CHALLENGE. Return verbatim the inclusive range of lines running from the line that contains "Write the seaborn" to the line that contains "title_px = [25, 611]". Omit every other line.

[Stored items]
<<<<

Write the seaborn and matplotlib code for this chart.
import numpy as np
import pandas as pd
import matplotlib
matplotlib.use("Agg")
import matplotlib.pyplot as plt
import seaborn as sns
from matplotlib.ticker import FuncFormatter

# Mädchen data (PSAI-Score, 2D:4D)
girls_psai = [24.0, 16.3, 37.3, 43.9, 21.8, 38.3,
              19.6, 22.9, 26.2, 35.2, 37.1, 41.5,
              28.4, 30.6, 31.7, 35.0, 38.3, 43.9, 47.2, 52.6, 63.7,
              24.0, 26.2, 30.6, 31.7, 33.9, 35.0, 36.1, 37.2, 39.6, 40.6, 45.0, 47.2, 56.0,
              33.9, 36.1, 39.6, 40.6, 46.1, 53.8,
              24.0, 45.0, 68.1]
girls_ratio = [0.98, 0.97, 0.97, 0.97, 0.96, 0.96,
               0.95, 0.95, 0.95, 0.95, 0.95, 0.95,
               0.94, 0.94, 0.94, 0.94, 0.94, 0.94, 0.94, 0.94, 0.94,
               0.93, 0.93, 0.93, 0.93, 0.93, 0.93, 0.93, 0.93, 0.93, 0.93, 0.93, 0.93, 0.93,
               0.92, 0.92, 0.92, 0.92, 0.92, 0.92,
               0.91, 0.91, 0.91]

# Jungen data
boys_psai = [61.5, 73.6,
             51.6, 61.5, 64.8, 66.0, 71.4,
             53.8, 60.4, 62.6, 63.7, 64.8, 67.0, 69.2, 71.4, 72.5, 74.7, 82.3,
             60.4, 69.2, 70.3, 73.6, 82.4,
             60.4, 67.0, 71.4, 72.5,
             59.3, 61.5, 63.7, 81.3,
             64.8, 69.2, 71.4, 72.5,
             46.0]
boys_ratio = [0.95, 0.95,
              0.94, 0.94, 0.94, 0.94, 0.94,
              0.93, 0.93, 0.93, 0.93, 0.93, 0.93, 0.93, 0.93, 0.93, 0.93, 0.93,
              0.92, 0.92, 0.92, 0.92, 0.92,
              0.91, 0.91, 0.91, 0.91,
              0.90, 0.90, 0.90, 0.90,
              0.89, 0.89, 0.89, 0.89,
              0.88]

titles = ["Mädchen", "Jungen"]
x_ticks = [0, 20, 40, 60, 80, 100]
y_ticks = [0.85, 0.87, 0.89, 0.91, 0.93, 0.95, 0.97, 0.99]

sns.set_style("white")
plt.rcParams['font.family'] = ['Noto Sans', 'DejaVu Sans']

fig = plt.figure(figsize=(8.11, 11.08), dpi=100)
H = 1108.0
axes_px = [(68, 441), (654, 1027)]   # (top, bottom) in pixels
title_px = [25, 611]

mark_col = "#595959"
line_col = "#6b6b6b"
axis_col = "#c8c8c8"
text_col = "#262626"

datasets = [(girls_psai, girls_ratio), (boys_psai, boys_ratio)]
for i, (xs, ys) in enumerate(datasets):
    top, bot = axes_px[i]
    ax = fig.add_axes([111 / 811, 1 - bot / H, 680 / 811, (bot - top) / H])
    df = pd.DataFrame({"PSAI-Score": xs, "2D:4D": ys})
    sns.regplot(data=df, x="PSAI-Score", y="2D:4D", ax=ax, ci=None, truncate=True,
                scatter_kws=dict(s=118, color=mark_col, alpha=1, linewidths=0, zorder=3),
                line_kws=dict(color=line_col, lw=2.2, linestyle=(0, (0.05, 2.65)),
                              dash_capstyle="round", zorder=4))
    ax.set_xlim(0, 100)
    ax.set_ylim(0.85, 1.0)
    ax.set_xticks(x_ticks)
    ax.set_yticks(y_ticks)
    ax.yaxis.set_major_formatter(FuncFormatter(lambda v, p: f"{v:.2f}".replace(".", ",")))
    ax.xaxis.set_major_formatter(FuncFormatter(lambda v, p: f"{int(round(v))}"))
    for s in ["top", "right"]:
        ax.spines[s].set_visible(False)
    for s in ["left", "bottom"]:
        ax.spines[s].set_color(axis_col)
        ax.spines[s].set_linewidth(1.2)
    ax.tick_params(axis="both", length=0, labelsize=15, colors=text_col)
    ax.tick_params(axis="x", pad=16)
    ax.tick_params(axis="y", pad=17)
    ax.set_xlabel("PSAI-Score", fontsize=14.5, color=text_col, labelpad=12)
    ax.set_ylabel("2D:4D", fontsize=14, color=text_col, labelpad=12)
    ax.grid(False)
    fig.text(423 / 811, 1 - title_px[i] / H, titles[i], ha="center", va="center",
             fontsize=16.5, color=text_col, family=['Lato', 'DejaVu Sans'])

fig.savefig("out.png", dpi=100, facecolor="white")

>>>>
<<<<

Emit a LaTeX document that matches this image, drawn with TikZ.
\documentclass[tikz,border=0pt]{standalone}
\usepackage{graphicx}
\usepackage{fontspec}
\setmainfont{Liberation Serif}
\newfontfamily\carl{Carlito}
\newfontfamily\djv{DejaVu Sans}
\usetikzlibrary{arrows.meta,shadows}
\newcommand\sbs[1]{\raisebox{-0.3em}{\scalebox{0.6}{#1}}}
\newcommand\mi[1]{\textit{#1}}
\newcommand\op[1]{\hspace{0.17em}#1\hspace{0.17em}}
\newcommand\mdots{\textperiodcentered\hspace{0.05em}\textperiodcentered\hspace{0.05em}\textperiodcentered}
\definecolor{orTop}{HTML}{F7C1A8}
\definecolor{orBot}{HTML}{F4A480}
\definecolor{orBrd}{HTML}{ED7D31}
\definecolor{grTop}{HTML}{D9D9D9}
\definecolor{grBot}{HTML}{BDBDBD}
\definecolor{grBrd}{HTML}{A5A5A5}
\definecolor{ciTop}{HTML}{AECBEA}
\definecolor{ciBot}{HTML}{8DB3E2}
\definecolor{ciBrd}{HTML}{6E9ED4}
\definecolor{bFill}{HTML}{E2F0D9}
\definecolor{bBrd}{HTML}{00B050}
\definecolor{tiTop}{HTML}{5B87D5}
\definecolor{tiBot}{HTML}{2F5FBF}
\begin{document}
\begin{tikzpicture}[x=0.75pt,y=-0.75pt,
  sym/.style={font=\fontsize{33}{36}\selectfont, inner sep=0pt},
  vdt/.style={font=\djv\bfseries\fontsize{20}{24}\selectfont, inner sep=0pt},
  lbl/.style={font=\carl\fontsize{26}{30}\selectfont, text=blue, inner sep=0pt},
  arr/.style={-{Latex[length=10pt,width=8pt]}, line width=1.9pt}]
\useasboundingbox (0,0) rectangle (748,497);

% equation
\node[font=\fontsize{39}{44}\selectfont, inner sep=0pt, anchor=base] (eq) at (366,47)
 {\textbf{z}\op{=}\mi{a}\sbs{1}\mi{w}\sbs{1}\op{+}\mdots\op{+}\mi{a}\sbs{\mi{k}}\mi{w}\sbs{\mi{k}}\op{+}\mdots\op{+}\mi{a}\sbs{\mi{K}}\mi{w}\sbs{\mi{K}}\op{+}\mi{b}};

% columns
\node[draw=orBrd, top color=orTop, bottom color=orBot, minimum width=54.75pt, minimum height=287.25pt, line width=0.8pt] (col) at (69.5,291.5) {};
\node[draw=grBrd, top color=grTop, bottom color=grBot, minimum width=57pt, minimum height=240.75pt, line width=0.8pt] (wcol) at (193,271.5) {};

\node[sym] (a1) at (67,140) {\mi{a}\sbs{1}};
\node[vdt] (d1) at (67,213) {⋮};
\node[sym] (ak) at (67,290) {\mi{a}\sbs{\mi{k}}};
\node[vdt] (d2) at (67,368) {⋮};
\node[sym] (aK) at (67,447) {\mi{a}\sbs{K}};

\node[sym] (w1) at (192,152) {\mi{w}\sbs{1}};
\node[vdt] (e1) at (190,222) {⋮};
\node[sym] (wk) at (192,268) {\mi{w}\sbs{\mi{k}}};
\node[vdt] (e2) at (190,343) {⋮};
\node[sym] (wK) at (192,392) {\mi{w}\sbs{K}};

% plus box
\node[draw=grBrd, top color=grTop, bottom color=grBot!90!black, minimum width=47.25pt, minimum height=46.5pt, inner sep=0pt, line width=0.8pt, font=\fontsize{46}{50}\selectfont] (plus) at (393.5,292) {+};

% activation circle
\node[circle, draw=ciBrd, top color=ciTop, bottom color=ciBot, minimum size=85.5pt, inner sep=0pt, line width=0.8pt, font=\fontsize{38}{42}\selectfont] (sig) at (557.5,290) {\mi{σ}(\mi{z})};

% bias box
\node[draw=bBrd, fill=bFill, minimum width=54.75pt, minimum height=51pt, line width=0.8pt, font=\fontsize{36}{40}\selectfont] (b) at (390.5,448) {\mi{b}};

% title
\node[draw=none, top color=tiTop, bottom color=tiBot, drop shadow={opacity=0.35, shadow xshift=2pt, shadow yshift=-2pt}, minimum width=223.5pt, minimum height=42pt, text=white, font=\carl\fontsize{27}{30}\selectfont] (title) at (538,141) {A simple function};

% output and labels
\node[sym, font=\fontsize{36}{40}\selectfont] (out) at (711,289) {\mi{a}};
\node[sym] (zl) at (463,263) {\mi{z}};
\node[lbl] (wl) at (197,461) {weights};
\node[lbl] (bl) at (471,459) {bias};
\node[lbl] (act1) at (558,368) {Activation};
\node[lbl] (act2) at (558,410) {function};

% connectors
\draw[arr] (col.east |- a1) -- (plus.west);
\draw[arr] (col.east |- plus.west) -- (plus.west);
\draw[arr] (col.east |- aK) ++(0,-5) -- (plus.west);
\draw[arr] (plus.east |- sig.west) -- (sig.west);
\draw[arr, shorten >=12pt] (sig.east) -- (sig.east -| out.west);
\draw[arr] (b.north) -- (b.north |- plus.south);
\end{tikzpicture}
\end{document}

>>>>

THE RESULT.
Write the seaborn and matplotlib code for this chart.
import numpy as np
import pandas as pd
import matplotlib
matplotlib.use("Agg")
import matplotlib.pyplot as plt
import seaborn as sns
from matplotlib.ticker import FuncFormatter

# Mädchen data (PSAI-Score, 2D:4D)
girls_psai = [24.0, 16.3, 37.3, 43.9, 21.8, 38.3,
              19.6, 22.9, 26.2, 35.2, 37.1, 41.5,
              28.4, 30.6, 31.7, 35.0, 38.3, 43.9, 47.2, 52.6, 63.7,
              24.0, 26.2, 30.6, 31.7, 33.9, 35.0, 36.1, 37.2, 39.6, 40.6, 45.0, 47.2, 56.0,
              33.9, 36.1, 39.6, 40.6, 46.1, 53.8,
              24.0, 45.0, 68.1]
girls_ratio = [0.98, 0.97, 0.97, 0.97, 0.96, 0.96,
               0.95, 0.95, 0.95, 0.95, 0.95, 0.95,
               0.94, 0.94, 0.94, 0.94, 0.94, 0.94, 0.94, 0.94, 0.94,
               0.93, 0.93, 0.93, 0.93, 0.93, 0.93, 0.93, 0.93, 0.93, 0.93, 0.93, 0.93, 0.93,
               0.92, 0.92, 0.92, 0.92, 0.92, 0.92,
               0.91, 0.91, 0.91]

# Jungen data
boys_psai = [61.5, 73.6,
             51.6, 61.5, 64.8, 66.0, 71.4,
             53.8, 60.4, 62.6, 63.7, 64.8, 67.0, 69.2, 71.4, 72.5, 74.7, 82.3,
             60.4, 69.2, 70.3, 73.6, 82.4,
             60.4, 67.0, 71.4, 72.5,
             59.3, 61.5, 63.7, 81.3,
             64.8, 69.2, 71.4, 72.5,
             46.0]
boys_ratio = [0.95, 0.95,
              0.94, 0.94, 0.94, 0.94, 0.94,
              0.93, 0.93, 0.93, 0.93, 0.93, 0.93, 0.93, 0.93, 0.93, 0.93, 0.93,
              0.92, 0.92, 0.92, 0.92, 0.92,
              0.91, 0.91, 0.91, 0.91,
              0.90, 0.90, 0.90, 0.90,
              0.89, 0.89, 0.89, 0.89,
              0.88]

titles = ["Mädchen", "Jungen"]
x_ticks = [0, 20, 40, 60, 80, 100]
y_ticks = [0.85, 0.87, 0.89, 0.91, 0.93, 0.95, 0.97, 0.99]

sns.set_style("white")
plt.rcParams['font.family'] = ['Noto Sans', 'DejaVu Sans']

fig = plt.figure(figsize=(8.11, 11.08), dpi=100)
H = 1108.0
axes_px = [(68, 441), (654, 1027)]   # (top, bottom) in pixels
title_px = [25, 611]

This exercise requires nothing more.